石川のキャラは、もともと小栗旬のキャスティングが決まっていて、彼をイメージして作られたの
だとか。小説も、石川だけは小栗旬のイメージで読んでましたね。っていうか、単純に他のキャラの
キャスティングがわからなかっただけとも云えるんですが^^;
特別検視官の比嘉さんは、苗字からなんとなく比嘉愛未さんをイメージして読んでたんですが、
ネットで見てみたら波留さんがやっていたそうです。そう言われてみれば、出ていたような気が・・・。
石川を勝手にライバル視している立花刑事との絡みは、もう少しあっても良かったかなー。
せっかくそういう設定を作ったのに、あまり二人が一緒に捜査するシーンなんかがなかったので。
ドラマの方ではあったのかもしれないですけども。
あともうひとつ不満に思ったのは、犯人は鬼、という部分の種明かしがちょっと肩透かしだったところ。
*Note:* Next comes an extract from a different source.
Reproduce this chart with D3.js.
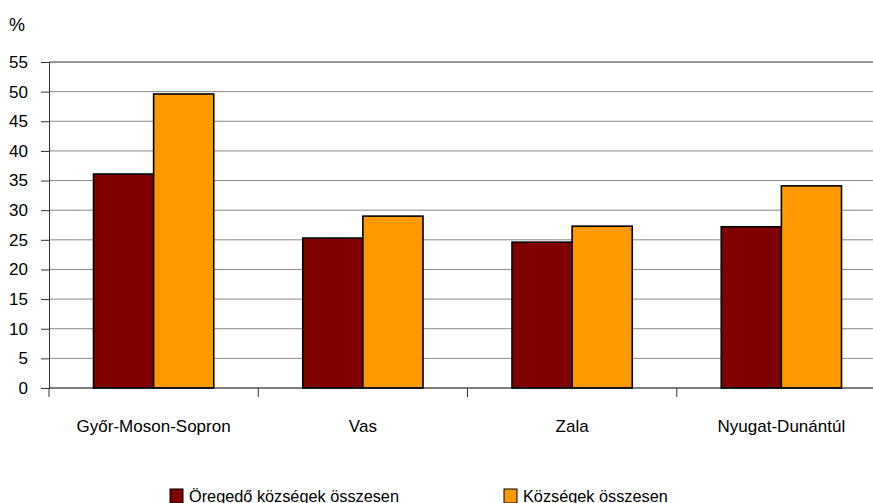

鬼に見えたのは、何か理由があるのかと思ってたんで・・・まさかそのままだとは^^;っていうか、
あの突起って一体何だったんでしょうか。生まれつきのコブ??謎。
三津田(信三)さんあたりなら、そこに何らかのからくりが用意されてるところだろうなー・・・とか
つい思っちゃうんで(ミステリ読みはこれだから・・・)。
しかし、一番残念なのは、小説版を執筆したのが金城さんご本人じゃないことですね。なんで、
原案だけなんだー(T_T)。脚本もやったなら、ノベライズまで面倒見てよー^^;
古川さんって、他にどんな本を書かれているのでしょうか。始めて名前見たなぁ。
ドラマは最終話が衝撃的なラストだったらしいですね。ドラマもちゃんと観てみたかったー(ToT)。
まぁ、小説は小説で、なかなか楽しめる内容でした。